实际上UE进行了粗略的测试,用自己对科学的了解,测试了物质相互之间的反应。那些水蛭似的东西分泌出一种溶剂状的胶体,异形正在到处培养这种胶体加入到那个生物质池里,作为一种药物。他观测到了一个无所不在的黑色霉菌的产生,它们破坏了异形的毒素,这是某种在赛兰尔星上变异出来的霉菌。通过简单的实验UE发现这些霉菌的原基体是原本树会产生出的一种霉菌,因为是惰性的,所有对有机体没有影响。然而现在看来这些霉菌变异了上百次,变得开始针对异形。
UE掌握了它们在自己手中生存的关键,他立即将发现用于使用,用有毒的霉菌摧毁异形的生物质池。它的效果非常的好,异形开始逐渐的衰败,每天都有几只异形倒下,即便是女皇也在日渐虚弱。然而药效还不够强,那个时候,他只想要有适合自己的实验室还有齐全的设备。他用那些已经死去了的受害者的头骨做成培养皿,用韧带做成绳子,用动脉还有皮肤用于管道。
对于UE的实验结果而言,逃跑成为了次要的想法,因为他作为科学家的心并不是那么容易的被磨灭。他更加专注于如何将病毒变得更加难以根治,以及如何传染到更远的范围。他一开始认为异形是几乎不屈不挠的,没有东西能够从本质上影响到它们,要想杀光它们是几乎无法实现的。它们摧毁了一切在他们所经过的地方任何其他生命体,或许异形早就已经统治了整个星系了。这是超出他能想象的。

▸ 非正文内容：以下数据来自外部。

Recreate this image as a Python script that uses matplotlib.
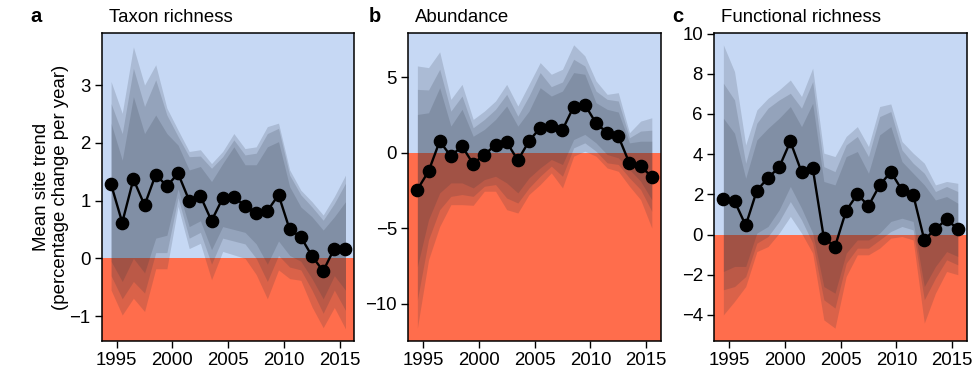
import matplotlib
matplotlib.use("Agg")
import matplotlib.pyplot as plt
import numpy as np

plt.rcParams['font.family'] = ['Liberation Sans', 'DejaVu Sans']

years = [1994.5 + i for i in range(22)]
xticks = [1995, 2000, 2005, 2010, 2015]

# Panel a: Taxon richness
a_mean = [1.28, 0.62, 1.37, 0.92, 1.45, 1.25, 1.47, 1.0, 1.08, 0.65, 1.04,
          1.07, 0.9, 0.78, 0.82, 1.1, 0.5, 0.37, 0.04, -0.22, 0.17, 0.16]
a_up3 = [3.06, 2.51, 3.66, 3.0, 3.35, 2.6, 2.22, 1.85, 1.88, 1.64, 1.85,
         2.16, 1.9, 1.93, 2.28, 2.34, 1.53, 1.18, 0.98, 0.75, 1.07, 1.44]
a_up2 = [2.68, 2.16, 3.29, 2.63, 3.09, 2.48, 2.11, 1.76, 1.77, 1.56, 1.76,
         2.05, 1.79, 1.82, 2.16, 2.25, 1.44, 1.1, 0.89, 0.66, 0.95, 1.3]
a_up1 = [2.34, 1.7, 2.8, 2.16, 2.48, 2.16, 1.96, 1.53, 1.59, 1.33, 1.64,
         1.93, 1.62, 1.62, 1.93, 2.02, 1.24, 0.89, 0.72, 0.49, 0.72, 0.98]
a_lo1 = [-0.05, -0.4, 0.0, -0.25, 0.35, 0.4, 1.2, 0.55, 0.65, 0.15, 0.55,
         0.5, 0.45, 0.25, -0.1, 0.3, 0.05, -0.05, -0.35, -0.7, -0.3, -0.55]
a_lo2 = [-0.3, -0.7, -0.4, -0.6, 0.1, 0.1, 1.05, 0.35, 0.45, -0.1, 0.35,
         0.3, 0.25, 0.0, -0.4, 0.05, -0.15, -0.2, -0.55, -0.95, -0.55, -0.9]
a_lo3 = [-0.55, -0.98, -0.69, -0.92, -0.18, -0.18, 0.9, 0.17, 0.26, -0.37, 0.12,
         0.06, 0.0, -0.28, -0.7, -0.2, -0.35, -0.38, -0.84, -1.2, -0.85, -1.22]

# Panel b: Abundance
b_mean = [-2.43, -1.22, 0.77, -0.22, 0.44, -0.73, -0.11, 0.51, 0.71, -0.49, 0.77,
          1.66, 1.75, 1.53, 3.05, 3.19, 1.97, 1.33, 1.1, -0.69, -0.88, -1.59]
b_up3 = [5.75, 5.64, 6.68, 3.54, 4.53, 2.21, 2.76, 3.43, 4.53, 3.1, 4.53,
         5.97, 5.2, 5.53, 7.15, 6.42, 4.76, 3.87, 3.98, 1.33, 2.1, 2.32]
b_up2 = [4.2, 4.16, 5.53, 2.76, 3.76, 1.66, 2.21, 2.88, 3.87, 2.43, 3.76,
         5.31, 4.38, 4.69, 6.19, 5.75, 4.09, 3.54, 3.43, 1.0, 1.44, 1.5]
b_up1 = [2.54, 2.65, 4.31, 1.77, 2.88, 1.1, 1.55, 2.21, 3.1, 1.77, 2.76,
         4.31, 3.76, 4.09, 5.31, 5.2, 3.32, 2.88, 2.7, 0.66, 0.77, 0.77]
b_lo1 = [-7.52, -4.42, -2.65, -1.99, -1.99, -2.32, -1.77, -1.55, -1.99, -2.65, -1.66,
         -1.0, -0.44, -0.77, 0.88, 1.22, 0.66, -0.11, -0.33, -1.1, -1.88, -3.1]
b_lo2 = [-9.73, -5.75, -3.76, -2.88, -2.76, -2.88, -2.21, -2.1, -2.99, -3.32, -2.32,
         -1.55, -0.88, -1.55, 0.33, 0.66, 0.11, -0.66, -0.77, -1.66, -2.43, -3.87]
b_lo3 = [-11.6, -7.08, -4.87, -3.43, -3.43, -3.47, -2.54, -2.54, -3.76, -3.98, -2.76,
         -2.1, -1.33, -2.32, -0.22, 0.11, -0.22, -1.0, -1.22, -2.21, -3.1, -4.98]

# Panel c: Functional richness
c_mean = [1.77, 1.67, 0.45, 2.19, 2.82, 3.35, 4.63, 3.12, 3.32, -0.17, -0.6,
          1.19, 2.0, 1.43, 2.45, 3.12, 2.21, 1.99, -0.27, 0.28, 0.75, 0.27]
c_up3 = [9.44, 8.11, 4.46, 6.2, 6.78, 7.2, 7.69, 6.87, 8.28, 4.05, 3.88,
         4.88, 5.37, 4.38, 6.37, 6.5, 4.63, 4.05, 3.55, 2.47, 2.64, 2.55]
c_up2 = [7.53, 6.7, 3.55, 5.54, 6.29, 6.7, 7.03, 6.29, 7.61, 3.38, 3.13,
         4.46, 4.88, 3.88, 5.87, 6.12, 4.21, 3.55, 3.05, 2.14, 2.39, 2.14]
c_up1 = [5.79, 5.04, 2.8, 4.71, 5.29, 5.79, 6.37, 5.37, 6.53, 2.64, 2.47,
         3.88, 4.13, 3.05, 4.96, 5.37, 3.63, 3.05, 2.47, 1.72, 1.89, 1.56]
c_lo1 = [-1.84, -1.59, -1.59, 0.07, 0.4, 1.23, 2.39, 1.31, 0.07, -2.59, -2.92,
         -0.93, -0.27, -0.27, 0.07, 0.65, 0.81, 0.65, -2.59, -1.59, -0.85, -1.09]
c_lo2 = [-2.75, -2.59, -2.09, -0.43, -0.1, 0.65, 1.64, 0.73, -0.43, -3.25, -3.66,
         -1.43, -0.68, -0.68, -0.27, 0.15, 0.4, 0.23, -3.25, -2.17, -1.26, -1.51]
c_lo3 = [-4.0, -3.33, -2.59, -0.85, -0.6, 0.07, 0.9, 0.07, -0.93, -4.25, -4.66,
         -2.09, -1.01, -1.01, -0.68, -0.18, -0.1, -0.27, -4.41, -2.92, -1.84, -2.0]

panels = [
    ("a", "Taxon richness", a_mean, (a_lo3, a_up3), (a_lo2, a_up2), (a_lo1, a_up1),
     (-1.43, 3.9), [-1, 0, 1, 2, 3], ["\u22121", "0", "1", "2", "3"]),
    ("b", "Abundance", b_mean, (b_lo3, b_up3), (b_lo2, b_up2), (b_lo1, b_up1),
     (-12.45, 7.93), [-10, -5, 0, 5], ["\u221210", "\u22125", "0", "5"]),
    ("c", "Functional richness", c_mean, (c_lo3, c_up3), (c_lo2, c_up2), (c_lo1, c_up1),
     (-5.3, 10.03), [-4, -2, 0, 2, 4, 6, 8, 10],
     ["\u22124", "\u22122", "0", "2", "4", "6", "8", "10"]),
]

W, H = 974, 383
fig = plt.figure(figsize=(W / 100, H / 100), dpi=100)
lefts = [101.7, 408, 714]
letter_x = [30, 369, 672]
aw = 252.5
top_px, bot_px = 33, 341

blue = "#c6d8f4"
red = "#ff6d4c"
band_col = "#26303e"

for (letter, title, mean, b3, b2, b1, ylim, yt, ytl), lx, ltx in zip(panels, lefts, letter_x):
    ax = fig.add_axes([lx / W, 1 - bot_px / H, aw / W, (bot_px - top_px) / H])
    ax.set_xlim(1993.66, 2016.28)
    ax.set_ylim(*ylim)
    ax.axhspan(0, ylim[1], color=blue, lw=0, zorder=0)
    ax.axhspan(ylim[0], 0, color=red, lw=0, zorder=0)
    for lo, up in (b3, b2, b1):
        ax.fill_between(years, lo, up, color=band_col, alpha=0.17, lw=0, zorder=1)
    ax.plot(years, mean, color="black", lw=1.7, marker="o", ms=8.8,
            mec="black", mfc="black", zorder=3)
    ax.set_xticks(xticks)
    ax.set_yticks(yt)
    ax.set_yticklabels(ytl)
    ax.tick_params(direction="out", length=5, width=1, labelsize=13.4, pad=3,
                   color="black")
    for s in ax.spines.values():
        s.set_linewidth(1.1)
        s.set_zorder(5)
    fig.text(ltx / W, 1 - 17 / H, letter, fontsize=14.5, fontweight="bold",
             ha="left", va="center")
    fig.text((lx + 7) / W, 1 - 17 / H, title, fontsize=13.4, ha="left", va="center")
    if letter == "a":
        ax.set_ylabel("Mean site trend\n(percentage change per year)", fontsize=13.4,
                      labelpad=0.5, linespacing=1.1)

fig.savefig("out.png", dpi=100)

然而在这里,UE在他们之中幸存了下来,并且肆意毒害了它们的巢穴,把它们当做愚蠢的生物戏耍并学习它们的秘密。诚然,他们不是正常,健康的异形,他们就像是实验的模具用完了就丢掉。它们很脆弱,很容易被分析,很容易被战胜。UE对它们的了解要比任何其他人都要多。如果时间允许的话,他或许可以让它们在宇宙中彻底灭绝。他开始痴迷,他早就不知道它会如何结束。
然后在之后的一天,他被带到了一个地方,那里有一个巨大的倾斜摇篮,是由异形分泌的网状粘液构成的。在里面,他可以见到一个人的身影。

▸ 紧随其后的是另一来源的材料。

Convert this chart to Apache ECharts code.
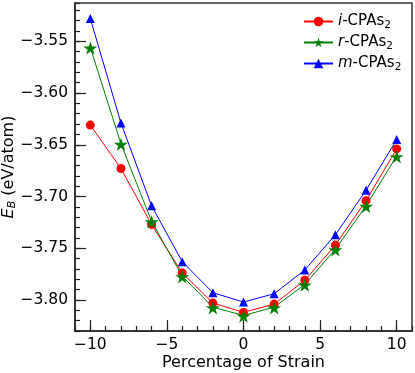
<!DOCTYPE html>
<html>
<head>
<meta charset="utf-8">
<script src="https://cdn.jsdelivr.net/npm/echarts@6/dist/echarts.min.js"></script>
<style>
  html, body { margin: 0; padding: 0; background: #fff; }
  #chart { width: 415px; height: 373px; }
</style>
</head>
<body>
<div id="chart"></div>
<script>
// strain values (%)
const strain = [-10, -8, -6, -4, -2, 0, 2, 4, 6, 8, 10]

// binding energies (eV/atom)
const iCPAs2 = [-3.631, -3.673, -3.727, -3.774, -3.803, -3.812, -3.804, -3.781, -3.747, -3.704, -3.654]
const rCPAs2 = [-3.556, -3.649, -3.724, -3.777, -3.807, -3.815, -3.807, -3.785, -3.751, -3.709, -3.661]
const mCPAs2 = [-3.528, -3.629, -3.709, -3.763, -3.793, -3.802, -3.794, -3.771, -3.737, -3.694, -3.645]

const xMajorTicks = [-10, -5, 0, 5, 10]
const yMajorTicks = [-3.80, -3.75, -3.70, -3.65, -3.60, -3.55]

const FONT = 'DejaVu Sans'
const STAR = 'path://M100,0L122.45,69.1L195.1,69.1L136.3,111.8L158.8,180.9L100,138.2L41.2,180.9L63.7,111.8L4.9,69.1L77.55,69.1Z'

const fmt = v => (v < 0 ? '\u2212' : '') + Math.abs(v)

const chart = echarts.init(document.getElementById('chart'))

const pairs = ys => strain.map((x, i) => [x, ys[i]])

const legendRich = {
  it: { fontFamily: FONT, fontSize: 15, fontStyle: 'italic', color: '#000' },
  n: { fontFamily: FONT, fontSize: 15, color: '#000' },
  sub: { fontFamily: FONT, fontSize: 10.5, color: '#000', verticalAlign: 'bottom', padding: [8, 0, 0, 0] }
}

// fresh objects for every axis
const spine = () => ({ show: true, onZero: false, lineStyle: { color: '#333', width: 1.5 } })
const minorTick = () => ({ show: true, inside: true, length: 5, lineStyle: { color: '#222', width: 1.2 } })
const majorTick = vals => ({ show: true, inside: true, length: 11, customValues: vals, lineStyle: { color: '#222', width: 1.2 } })
const noSplit = () => ({ show: true, lineStyle: { opacity: 0 } })

const option = {
  animation: false,
  grid: {
    left: 75, right: 3, top: 3, bottom: 42,
    outerBoundsMode: 'none',
    show: true, borderColor: '#333', borderWidth: 1.5
  },
  legend: {
    orient: 'vertical',
    left: 298,
    top: 9,
    itemWidth: 29,
    itemHeight: 12,
    itemGap: 4,
    textStyle: { fontFamily: FONT, fontSize: 15, color: '#000', rich: legendRich },
    formatter: name => {
      const p = name.split('-')
      return '{it|' + p[0] + '}{n|-CPAs}{sub|2}'
    },
    data: ['i-CPAs2', 'r-CPAs2', 'm-CPAs2']
  },
  xAxis: [
    {
      type: 'value', min: -11, max: 11, interval: 1, position: 'bottom',
      axisLine: spine(),
      axisTick: minorTick(),
      axisLabel: { show: false },
      splitLine: noSplit()
    },
    {
      type: 'value', min: -11, max: 11, position: 'bottom',
      axisLine: spine(),
      axisTick: majorTick(xMajorTicks),
      axisLabel: {
        customValues: xMajorTicks, formatter: fmt, margin: 6,
        fontFamily: FONT, fontSize: 15.5, color: '#000'
      },
      splitLine: noSplit(),
      name: 'Percentage of Strain',
      nameLocation: 'middle',
      nameGap: 24,
      nameMoveOverlap: false,
      nameTextStyle: { fontFamily: FONT, fontSize: 16, color: '#000' }
    }
  ],
  yAxis: [
    {
      type: 'value', min: -3.83, max: -3.513, interval: 0.01, position: 'left',
      axisLine: spine(),
      axisTick: minorTick(),
      axisLabel: { show: false },
      splitLine: noSplit()
    },
    {
      type: 'value', min: -3.83, max: -3.513, position: 'left',
      axisLine: spine(),
      axisTick: majorTick(yMajorTicks),
      axisLabel: {
        customValues: yMajorTicks, margin: 7,
        formatter: v => '\u2212' + Math.abs(v).toFixed(2),
        fontFamily: FONT, fontSize: 15.5, color: '#000'
      },
      splitLine: noSplit(),
      name: '{it|E}{sub|B}{n| (eV/atom)}',
      nameLocation: 'middle',
      nameGap: 57,
      nameMoveOverlap: false,
      nameTextStyle: {
        fontFamily: FONT, fontSize: 16, color: '#000',
        rich: {
          it: { fontFamily: FONT, fontSize: 16, fontStyle: 'italic', color: '#000' },
          n: { fontFamily: FONT, fontSize: 16, color: '#000' },
          sub: { fontFamily: FONT, fontSize: 11, fontStyle: 'italic', color: '#000', verticalAlign: 'bottom', padding: [8, 0, 0, 0] }
        }
      }
    }
  ],
  series: [
    {
      name: 'i-CPAs2', type: 'line', data: pairs(iCPAs2),
      symbol: 'circle', symbolSize: 9,
      lineStyle: { color: '#ff0000', width: 1 },
      itemStyle: { color: '#ff0000' }
    },
    {
      name: 'r-CPAs2', type: 'line', data: pairs(rCPAs2),
      symbol: STAR, symbolSize: [14, 13.3], symbolOffset: [0, 0.6],
      lineStyle: { color: '#008000', width: 1 },
      itemStyle: { color: '#008000' }
    },
    {
      name: 'm-CPAs2', type: 'line', data: pairs(mCPAs2),
      symbol: 'triangle', symbolSize: 9,
      lineStyle: { color: '#0000ff', width: 1 },
      itemStyle: { color: '#0000ff' }
    }
  ]
}

chart.setOption(option)
</script>
</body>
</html>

摇篮里的人物是他的船员。拜托尔·芭芭拉·泽贝拉。船员中唯一一位女性船员,她是煞多卡的大副。她一定用尽了所有的一切斗争。她的胳膊和腿被撕裂或者咬伤,尾巴少掉了一大截,并且浑身被伤痕覆盖。他残余的灵魂像十亿个太阳一样燃烧了起来,当他意识到它们想要什么的时候,他的理智完全凝固并准备永远的离开这个躯体。它们希望他们交配。
UE为了她做了唯一的事情。他用独臂还有尾巴挣脱了两只异形对自己的束缚,用利爪划开了她的喉咙,UE杀了她,杀了自己的同族。然后异形抓住了他,一切都变黑了在这之后。

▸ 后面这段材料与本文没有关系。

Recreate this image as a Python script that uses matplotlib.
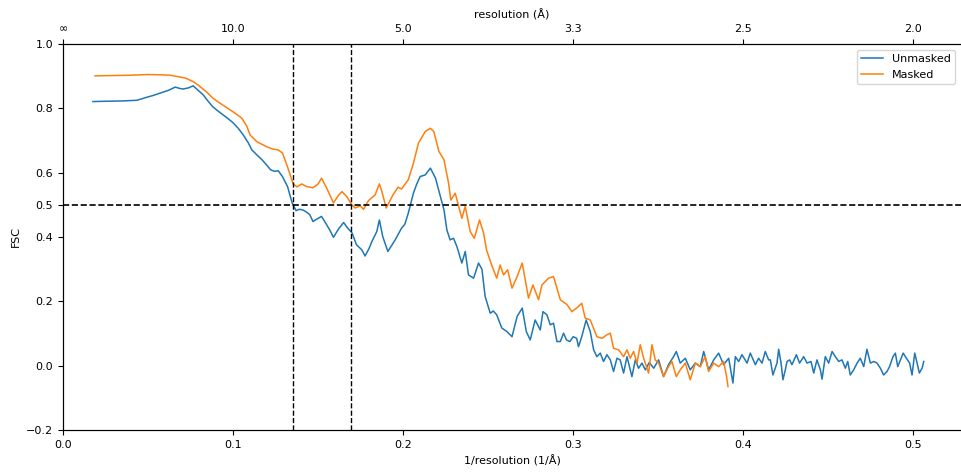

当UE苏醒了过来后,他发现自己又被锁在了墙上的粘液上。异形给了它们最好的机会,它们拿来了一颗蛋。它们不论如何也试过了。这些病毒同样也影响了UE,病毒使得他也变得有些虚弱了,因为他也摄取过大量的黑水,导致了自己的DNA被修改了一些,变得像是异形的。同时那些蛋与里面的抱脸虫也被影响的非常严重,当那朵肉花绽放开了后,抱脸虫瘫软的倒在蛋里,它们不得不帮助抱脸虫爬到UE的脸上。
不过,抱脸虫依然比UE要强。它把他的嘴唇和下巴分开,把探针伸入了他的气管里,然后插入了他的胸膛。